### ENTRIES PROVIDED
※ ※ ※

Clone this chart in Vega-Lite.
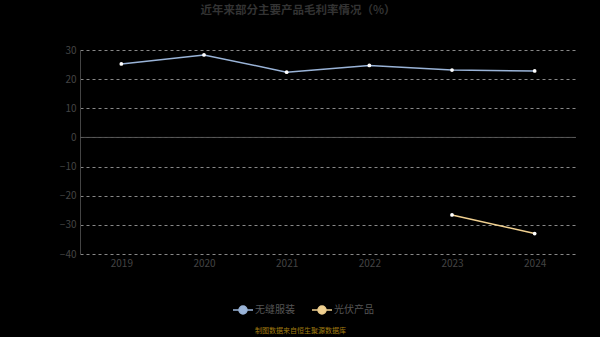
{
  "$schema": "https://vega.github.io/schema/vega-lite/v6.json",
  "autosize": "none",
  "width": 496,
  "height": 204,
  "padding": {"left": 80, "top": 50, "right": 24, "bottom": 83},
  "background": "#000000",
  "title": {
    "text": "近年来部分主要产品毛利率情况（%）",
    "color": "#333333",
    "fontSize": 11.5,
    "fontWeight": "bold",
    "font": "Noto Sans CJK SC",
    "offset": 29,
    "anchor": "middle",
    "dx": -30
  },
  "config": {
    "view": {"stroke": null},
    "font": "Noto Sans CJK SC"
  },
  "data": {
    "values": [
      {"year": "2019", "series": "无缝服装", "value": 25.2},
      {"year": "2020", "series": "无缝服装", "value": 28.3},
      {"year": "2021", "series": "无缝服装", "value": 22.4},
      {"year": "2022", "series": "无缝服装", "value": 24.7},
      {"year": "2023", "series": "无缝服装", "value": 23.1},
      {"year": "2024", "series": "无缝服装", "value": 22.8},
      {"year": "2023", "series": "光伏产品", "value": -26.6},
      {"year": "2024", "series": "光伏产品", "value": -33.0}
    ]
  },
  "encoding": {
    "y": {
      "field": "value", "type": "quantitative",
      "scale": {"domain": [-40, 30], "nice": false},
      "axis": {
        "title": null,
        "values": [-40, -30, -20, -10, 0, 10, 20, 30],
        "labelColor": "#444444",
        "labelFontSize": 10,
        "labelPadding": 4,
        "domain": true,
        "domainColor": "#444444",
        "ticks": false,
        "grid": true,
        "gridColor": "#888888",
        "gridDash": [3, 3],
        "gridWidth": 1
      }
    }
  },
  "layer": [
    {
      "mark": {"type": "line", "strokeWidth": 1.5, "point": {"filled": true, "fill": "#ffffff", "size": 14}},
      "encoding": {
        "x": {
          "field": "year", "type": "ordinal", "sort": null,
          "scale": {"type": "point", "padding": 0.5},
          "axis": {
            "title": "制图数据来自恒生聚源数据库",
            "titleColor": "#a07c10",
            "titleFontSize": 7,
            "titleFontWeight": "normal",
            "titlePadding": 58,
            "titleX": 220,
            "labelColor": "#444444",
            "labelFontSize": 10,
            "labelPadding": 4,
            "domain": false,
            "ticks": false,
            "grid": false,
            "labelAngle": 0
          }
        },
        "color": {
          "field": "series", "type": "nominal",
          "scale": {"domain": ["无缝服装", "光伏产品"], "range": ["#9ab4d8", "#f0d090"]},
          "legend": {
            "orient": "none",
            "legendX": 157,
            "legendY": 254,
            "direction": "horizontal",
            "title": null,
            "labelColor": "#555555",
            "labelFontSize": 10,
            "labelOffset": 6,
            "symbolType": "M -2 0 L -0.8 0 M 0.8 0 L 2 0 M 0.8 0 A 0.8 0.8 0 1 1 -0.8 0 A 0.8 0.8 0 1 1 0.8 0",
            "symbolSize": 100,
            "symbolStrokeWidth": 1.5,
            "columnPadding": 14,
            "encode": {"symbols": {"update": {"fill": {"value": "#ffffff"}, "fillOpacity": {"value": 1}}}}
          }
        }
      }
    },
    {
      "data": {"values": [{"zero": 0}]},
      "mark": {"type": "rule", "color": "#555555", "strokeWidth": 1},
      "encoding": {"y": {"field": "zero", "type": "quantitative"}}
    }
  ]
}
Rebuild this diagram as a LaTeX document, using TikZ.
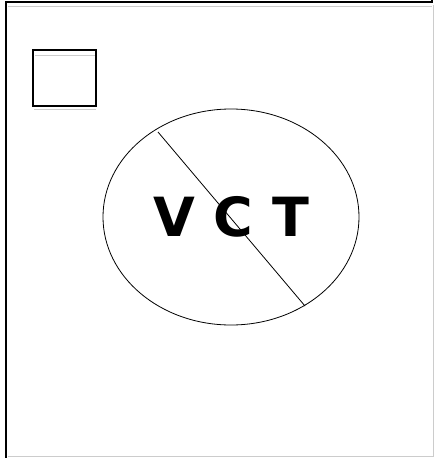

※ ※ ※

### YOUR GOAL
All lines above containing the string "this" are to be collected.

### TASK RESULT
Clone this chart in Vega-Lite.
Rebuild this diagram as a LaTeX document, using TikZ.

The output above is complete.